Senator Ian le Marquand: Now, again, the Council of Ministers has had to look at this and try to make tough decisions. When we started the process we thought we were looking at £110 million, so it has improved and now I think we are looking at £90 to £100 million, so that is good. But the tough issue is this: how much of that £90 million to £100 million is going to be tax increases and how much of that is going to be reductions in service levels and savings et cetera? Now, I believe that the Council of Ministers needs to throw that back onto the Assembly. Why should we always be taking the flack for things? Let our colleagues share the pain.
Deputy T.A. Vallois: But you have had the information of the department to be able to do that, whereas backbenchers do not have all the information of the department to do so.
This exchange from the recent scrutiny committee hearing highlights one of the major problems of the particular States Assembly. The Council of Ministers in many ways wants it both ways. They want to present the House with a business plan that is a "take it or leave it" fait accompli. For in constructing this plan, there appears to be little or no consultation with other members of the States who are not Ministers or Assistant Ministers. Yet when the plan is criticised from those who have not been consulted in any shape or form, the Council of Ministers is aggrieved that they're not acting responsibly and taking their part in the decision-making process. Yet the Council of Ministers is surely not acting responsibly by acting alone and not trying to carry the assembly with it on the construction of the business plan and the reductions in spending or increases in taxation.
The way that the system works is that the plans are constructed and presented to the State Assembly to be voted on and equally to Scrutiny Panels to be scrutinised. All this is delay and also engenders an oppositional style of government. Ben Quérée (writing in the JEP) pointed out that the roots of this lay in the formation of the present Council of Ministers when Senator Terry Le Sueur - having first stated that he wanted a broad coalition of different members and viewpoints in the government - proceeded to act in completely the opposite manner and in Ben Quérée's words just "packed the Council of Ministers with his cronies."

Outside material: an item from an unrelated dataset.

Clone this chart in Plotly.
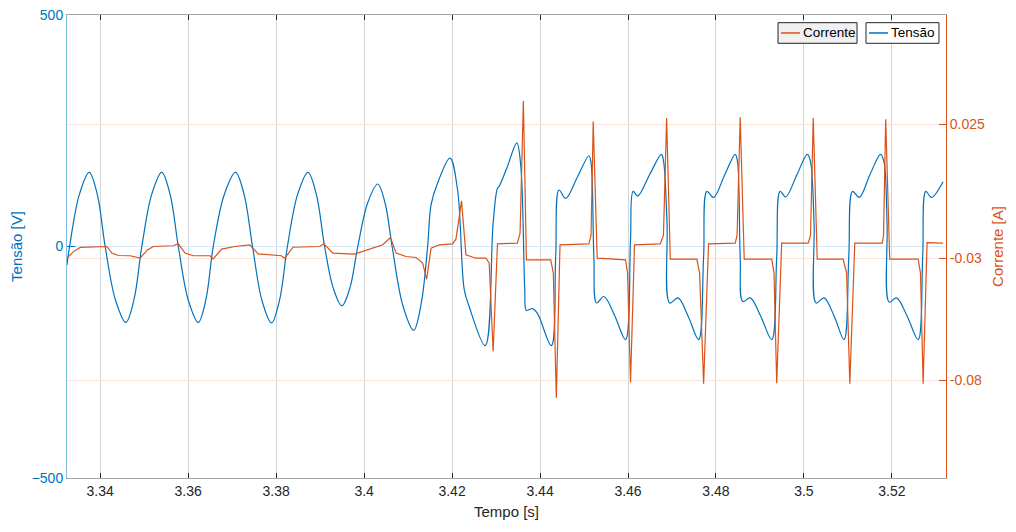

"Let our colleagues share the pain". A fine ideal - providing that you also let them into the decision-making processes. There is surely no pain without that responsibility. Members of the Council of Ministers must be prepared to include other States Members in these discussions at the outset, prior to the release of a business plan, otherwise why should they feel the pain? They have been excluded. And that is something that should be thrown back at the Council of Ministers when they feel aggrieved.
Of course part of the problem with the current system of Ministerial government is that most of the departments have a Minister and perhaps one or two assistant ministers. This means that not only are other States members excluded from the process of government in a manner which did not happen with the old committee system, but also very few of them have an opportunity to train in the processes of government. In the old days of the committee system, members would serve an apprenticeship on the committee learning the ropes, before aspiring to the position of President. Ministerial government, on the contrary, has seen Ministers appointed who have never been Assistant Ministers, and in one or two instances have only been recently elected to the States itself. If mistakes are made by Ministers, it is hardly surprising when they have no prior learning or experience of the job and some of them have only just been elected, so need to learn two sets of ropes!

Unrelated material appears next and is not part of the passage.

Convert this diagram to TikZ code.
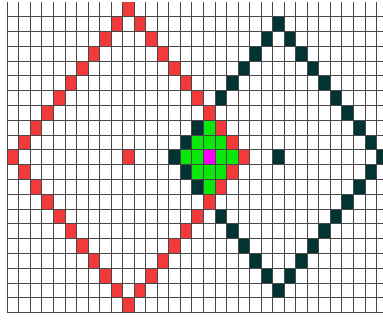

I'm not saying the reversion to the old-style committees is the way to go. It was undoubtedly unwieldy and inefficient. But the concentration of power in ministers who may themselves be mere novices is a major weakness of the current system. Along with this is the lack of apprenticeship which the committee system gave. This could perhaps be improved by ensuring that Ministers always confer with Assistant Ministers before making decisions. It has been evident from some of the bad decisions (some needing retraction) that this is not always the case.
Increasing the number of Assistant Ministers would also ensure that the workload would be spread and an increased one one in each department (there by to two or three) would help ease matters while at the same time not reverting to the cumbersome apparatus of the committee system. This would also provide the much missed apprenticeship and it should also be a rule (although by custom rather than prescription) that no one usually serves as Minister without having some experience of being an Assistant Minister.
The other major problem is unilateral decisions by Ministers and this could perhaps be eased by permitting the two or three assistant ministers to exercise a simple veto if they thought the decision was a bad one, or as an alternative, get the decision to be ratified by the full Council of Ministers.
So to sum up, some of the main problems of Ministerial Government, to which I have made some suggestions above, are:
a) Ministers appointed who are novices (sometimes even to the States)
b) No proper "apprenticeship" of Assistant Ministers
c) No proper consultations before presenting plans to the assembly
d) Too much power concentrated in a single Minister.
Others will make their own suggestions to solve these problems, but I think it is important that there are highlighted, and addressed in some way or another.